The generic identification was doubted by the PhD thesis of Noè (2001), but it was not until at least 2021 that the holotype began to be rigorously reexamined by Sven Sachs of the Bielefeld Natural History Museum. Sachs published his results in a 2023 multi-authored study, which found that MNHNL BU159 belonged to a more derived lineage than Simolestes. This thus warranted a new genus, which they named Lorrainosaurus, a portmanteau of the type locality Lorraine and Ancient Greek σαῦρος (sauros, "reptile").

==Description==
Lorrainosaurus was a fairly small pliosaur.

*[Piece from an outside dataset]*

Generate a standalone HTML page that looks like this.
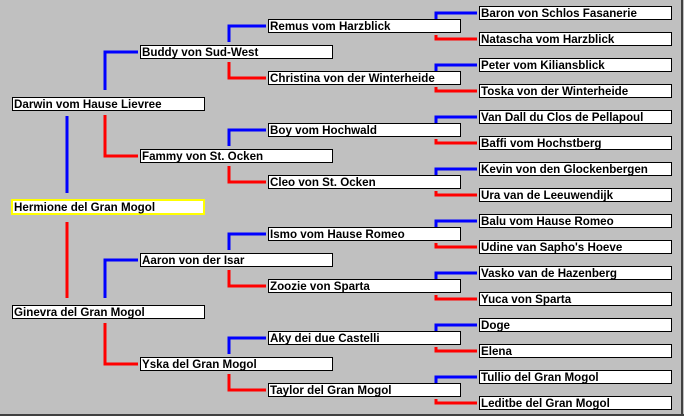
<!DOCTYPE html>
<html><head><style>
html,body{margin:0;padding:0;background:#c0c0c0;}
svg{display:block}
text{font-family:"Liberation Sans",Arial,sans-serif;font-weight:bold;font-size:11.6px;fill:#000}
</style></head><body>
<svg width="684" height="416" viewBox="0 0 684 416" xmlns="http://www.w3.org/2000/svg">
<rect x="0" y="0" width="684" height="416" fill="#c0c0c0"/>
<line x1="682" y1="0" x2="682" y2="416" stroke="#404040" stroke-width="2"/>
<line x1="0" y1="415" x2="684" y2="415" stroke="#404040" stroke-width="2"/>
<g fill="none" stroke-width="3">
<path d="M105,90 V52 H138" stroke="#0000ff"/>
<path d="M105,115 V156 H138" stroke="#ff0000"/>
<path d="M105,298 V260 H138" stroke="#0000ff"/>
<path d="M105,323 V364 H138" stroke="#ff0000"/>
<path d="M67,116 V193" stroke="#0000ff"/>
<path d="M67,222 V298" stroke="#ff0000"/>
<path d="M229,42 V26 H266" stroke="#0000ff"/><path d="M229,62 V78 H266" stroke="#ff0000"/>
<path d="M229,146 V130 H266" stroke="#0000ff"/><path d="M229,166 V182 H266" stroke="#ff0000"/>
<path d="M229,250 V234 H266" stroke="#0000ff"/><path d="M229,270 V286 H266" stroke="#ff0000"/>
<path d="M229,354 V338 H266" stroke="#0000ff"/><path d="M229,374 V390 H266" stroke="#ff0000"/>
<path d="M436,22 V13 H477" stroke="#0000ff"/><path d="M436,35 V39 H477" stroke="#ff0000"/>
<path d="M436,74 V65 H477" stroke="#0000ff"/><path d="M436,87 V91 H477" stroke="#ff0000"/>
<path d="M436,126 V117 H477" stroke="#0000ff"/><path d="M436,139 V143 H477" stroke="#ff0000"/>
<path d="M436,178 V169 H477" stroke="#0000ff"/><path d="M436,191 V195 H477" stroke="#ff0000"/>
<path d="M436,230 V221 H477" stroke="#0000ff"/><path d="M436,243 V247 H477" stroke="#ff0000"/>
<path d="M436,282 V273 H477" stroke="#0000ff"/><path d="M436,295 V299 H477" stroke="#ff0000"/>
<path d="M436,334 V325 H477" stroke="#0000ff"/><path d="M436,347 V351 H477" stroke="#ff0000"/>
<path d="M436,386 V377 H477" stroke="#0000ff"/><path d="M436,399 V403 H477" stroke="#ff0000"/>
</g>
<g fill="#fff" stroke="#000" stroke-width="1">
<rect x="12.5" y="97.5" width="192" height="13"/>
<rect x="12.5" y="305.5" width="192" height="13"/>
<rect x="140.5" y="45.5" width="192" height="13"/>
<rect x="140.5" y="149.5" width="192" height="13"/>
<rect x="140.5" y="253.5" width="192" height="13"/>
<rect x="140.5" y="357.5" width="192" height="13"/>
<rect x="268.5" y="19.5" width="192" height="13"/>
<rect x="268.5" y="71.5" width="192" height="13"/>
<rect x="268.5" y="123.5" width="192" height="13"/>
<rect x="268.5" y="175.5" width="192" height="13"/>
<rect x="268.5" y="227.5" width="192" height="13"/>
<rect x="268.5" y="279.5" width="192" height="13"/>
<rect x="268.5" y="331.5" width="192" height="13"/>
<rect x="268.5" y="383.5" width="192" height="13"/>
<rect x="479.5" y="6.5" width="192" height="13"/>
<rect x="479.5" y="32.5" width="192" height="13"/>
<rect x="479.5" y="58.5" width="192" height="13"/>
<rect x="479.5" y="84.5" width="192" height="13"/>
<rect x="479.5" y="110.5" width="192" height="13"/>
<rect x="479.5" y="136.5" width="192" height="13"/>
<rect x="479.5" y="162.5" width="192" height="13"/>
<rect x="479.5" y="188.5" width="192" height="13"/>
<rect x="479.5" y="214.5" width="192" height="13"/>
<rect x="479.5" y="240.5" width="192" height="13"/>
<rect x="479.5" y="266.5" width="192" height="13"/>
<rect x="479.5" y="292.5" width="192" height="13"/>
<rect x="479.5" y="318.5" width="192" height="13"/>
<rect x="479.5" y="344.5" width="192" height="13"/>
<rect x="479.5" y="370.5" width="192" height="13"/>
<rect x="479.5" y="396.5" width="192" height="13"/>
</g>
<rect x="12" y="200" width="192" height="14" fill="#fff" stroke="#ffff00" stroke-width="2"/>
<text x="14" y="108">Darwin vom Hause Lievree</text>
<text x="14" y="211">Hermione del Gran Mogol</text>
<text x="14" y="316">Ginevra del Gran Mogol</text>
<text x="142" y="56">Buddy von Sud-West</text>
<text x="142" y="160">Fammy von St. Ocken</text>
<text x="142" y="264">Aaron von der Isar</text>
<text x="142" y="368">Yska del Gran Mogol</text>
<text x="270" y="30">Remus vom Harzblick</text>
<text x="270" y="82">Christina von der Winterheide</text>
<text x="270" y="134">Boy vom Hochwald</text>
<text x="270" y="186">Cleo von St. Ocken</text>
<text x="270" y="238">Ismo vom Hause Romeo</text>
<text x="270" y="290">Zoozie von Sparta</text>
<text x="270" y="342">Aky dei due Castelli</text>
<text x="270" y="394">Taylor del Gran Mogol</text>
<text x="481" y="17">Baron von Schlos Fasanerie</text>
<text x="481" y="43">Natascha vom Harzblick</text>
<text x="481" y="69">Peter vom Kiliansblick</text>
<text x="481" y="95">Toska von der Winterheide</text>
<text x="481" y="121">Van Dall du Clos de Pellapoul</text>
<text x="481" y="147">Baffi vom Hochstberg</text>
<text x="481" y="173">Kevin von den Glockenbergen</text>
<text x="481" y="199">Ura van de Leeuwendijk</text>
<text x="481" y="225">Balu vom Hause Romeo</text>
<text x="481" y="251">Udine van Sapho's Hoeve</text>
<text x="481" y="277">Vasko van de Hazenberg</text>
<text x="481" y="303">Yuca von Sparta</text>
<text x="481" y="329">Doge</text>
<text x="481" y="355">Elena</text>
<text x="481" y="381">Tullio del Gran Mogol</text>
<text x="481" y="407">Leditbe del Gran Mogol</text>
</svg>
</body></html>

When extrapolating the length of the holotype's full-length mandible (133 cm) to the proportions of the closely related Stenorhynchosaurus, which is represented by a near-complete skeleton with a mandible close to one-third of the total animal's length, (Note: Inferred from Páramo-Fonseca et al. (2019), which estimated the total length of a Stenorhynchosaurus specimen with a 200 cm mandible to be 7.00 m. This makes the mandible about 28.6% of the total length.) a total length of 4.66 m for L. keileni can be estimated.